Filter the records below for the word "matplotlib". Copy each line that holds it.

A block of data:

____

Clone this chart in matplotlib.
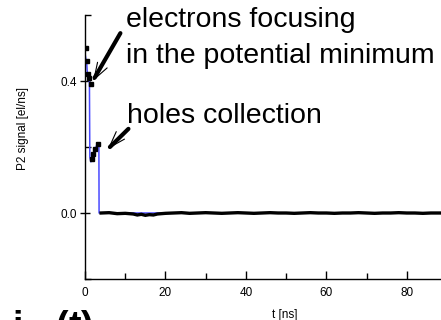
import matplotlib
matplotlib.use("Agg")
import matplotlib.pyplot as plt
from matplotlib.ticker import MultipleLocator, FormatStrFormatter

plt.rcParams['font.family'] = ['Liberation Sans', 'DejaVu Sans']
plt.rcParams['mathtext.fontset'] = 'custom'
plt.rcParams['mathtext.bf'] = 'Liberation Sans:bold'
plt.rcParams['mathtext.rm'] = 'Liberation Sans'

# Model curve (blue)
t_model = [0.0, 0.05, 0.3, 0.45, 0.6, 1.1, 1.2, 1.45, 1.9, 2.4, 2.9, 3.3, 3.45, 3.5, 90.0]
v_model = [0.52, 0.48, 0.46, 0.45, 0.42, 0.40, 0.17, 0.155, 0.175, 0.19, 0.205, 0.21, 0.21, 0.0, 0.0]

# Measured points during the transient
t_meas = [0.2, 0.4, 0.75, 1.0, 1.5, 1.65, 2.0, 2.6, 3.3]
v_meas = [0.50, 0.46, 0.42, 0.41, 0.39, 0.165, 0.18, 0.195, 0.21]

# Measured baseline after the holes are collected
t_base = [4, 6, 8, 10, 12, 13, 14, 15, 16, 17, 18, 20, 22, 24, 26, 28, 30, 32, 34, 36,
          38, 40, 42, 44, 46, 48, 50, 52, 54, 56, 58, 60, 62, 64, 66, 68, 70, 72, 74,
          76, 78, 80, 82, 84, 86, 88, 90]
v_base = [0.0, 0.001, -0.002, -0.001, -0.003, -0.006, -0.004, -0.007, -0.005, -0.006,
          -0.003, -0.001, 0.0, 0.001, -0.001, 0.0, 0.001, 0.0, -0.001, 0.0,
          0.001, 0.0, -0.001, 0.0, 0.001, 0.0, 0.0, -0.001, 0.0, 0.001, 0.0, 0.0,
          -0.001, 0.0, 0.0, 0.001, 0.0, -0.001, 0.0, 0.0, 0.001, 0.0, 0.0, -0.001,
          0.0, 0.0, 0.0]

W, H = 441, 320
fig = plt.figure(figsize=(W / 100, H / 100), dpi=100)
ax = fig.add_axes([85 / W, 41 / H, 362 / W, 264 / H])

ax.plot(t_model, v_model, color='#4a4aff', lw=1.1, zorder=2)
ax.plot(t_base, v_base, color='black', lw=2.4, solid_joinstyle='miter', zorder=3)
ax.plot(t_meas, v_meas, color='black', lw=0, marker='s', ms=2.6, zorder=3)

ax.set_xlim(0, 90)
ax.set_ylim(-0.2, 0.6)
ax.xaxis.set_major_locator(MultipleLocator(20))
ax.xaxis.set_minor_locator(MultipleLocator(10))
ax.yaxis.set_major_locator(MultipleLocator(0.4))
ax.yaxis.set_minor_locator(MultipleLocator(0.2))
ax.yaxis.set_major_formatter(FormatStrFormatter('%.1f'))

ax.tick_params(axis='x', which='major', direction='in', length=6, width=1, labelsize=8.5, pad=6)
ax.tick_params(axis='x', which='minor', direction='in', length=4, width=1)
ax.tick_params(axis='y', which='major', direction='inout', length=7, width=1, labelsize=8.5, pad=2)
ax.tick_params(axis='y', which='minor', direction='in', length=4, width=1)

for side in ('top', 'right'):
    ax.spines[side].set_visible(False)
for side in ('left', 'bottom'):
    ax.spines[side].set_linewidth(1.0)

ax.set_ylabel('P2 signal [el/ns]', fontsize=8.5)
ax.yaxis.set_label_coords(-0.155, 0.57)
ax.set_xlabel('t [ns]', fontsize=8.5, labelpad=1)
ax.xaxis.set_label_coords((285 - 85) / 362, -0.115)

fs = 20.5
fig.text(126 / W, 1 - 27 / H, 'electrons focusing', fontsize=fs, va='baseline', ha='left')
fig.text(126 / W, 1 - 63 / H, 'in the potential minimum', fontsize=fs, va='baseline', ha='left')
fig.text(127 / W, 1 - 123 / H, 'holes collection', fontsize=fs, va='baseline', ha='left')

# Arrows: thick shafts with thin open heads
ax.annotate('', xy=(2.4, 0.41), xytext=(8.8, 0.545),
            arrowprops=dict(arrowstyle='-', lw=3.0, color='black', shrinkA=0, shrinkB=0))
ax.annotate('', xy=(2.0, 0.40), xytext=(3.2, 0.425),
            arrowprops=dict(arrowstyle='->,head_length=1.2,head_width=0.4', lw=0.8,
                            color='black', shrinkA=0, shrinkB=0))
ax.annotate('', xy=(6.2, 0.20), xytext=(10.8, 0.255),
            arrowprops=dict(arrowstyle='-', lw=3.0, color='black', shrinkA=0, shrinkB=0))
ax.annotate('', xy=(5.7, 0.194), xytext=(6.9, 0.21),
            arrowprops=dict(arrowstyle='->,head_length=1.2,head_width=0.4', lw=0.8,
                            color='black', shrinkA=0, shrinkB=0))

# Panel caption, partly below the lower edge
fig.text(12 / W, 1 - 338 / H, r'$\mathbf{i_{P2}(t)}$', fontsize=27, va='baseline', ha='left')

fig.savefig('out.png', dpi=100)
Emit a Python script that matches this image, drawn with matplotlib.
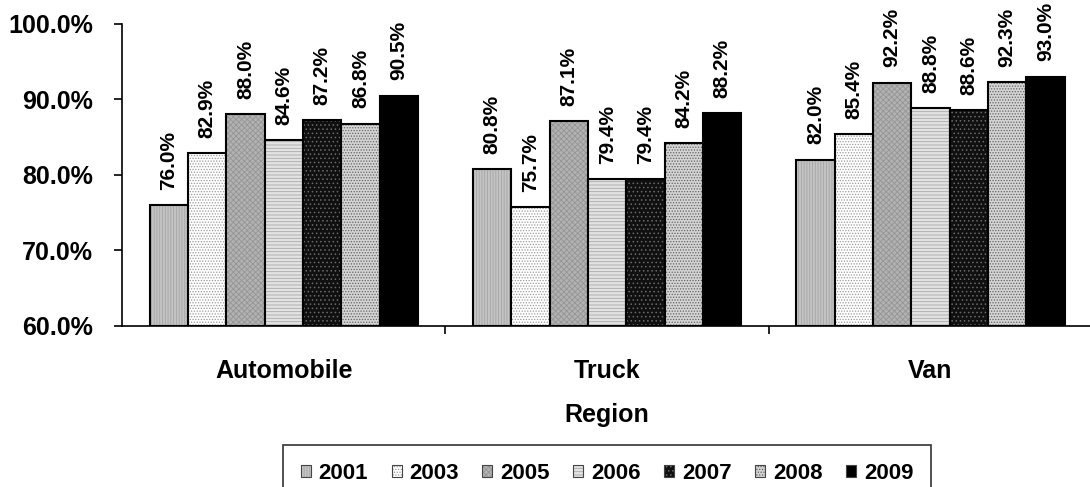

____

ANSWER TO THE EXERCISE:
Clone this chart in matplotlib.
import matplotlib
matplotlib.use("Agg")
import matplotlib.pyplot as plt
from matplotlib.ticker import MultipleLocator, FormatStrFormatter
Emit a Python script that matches this image, drawn with matplotlib.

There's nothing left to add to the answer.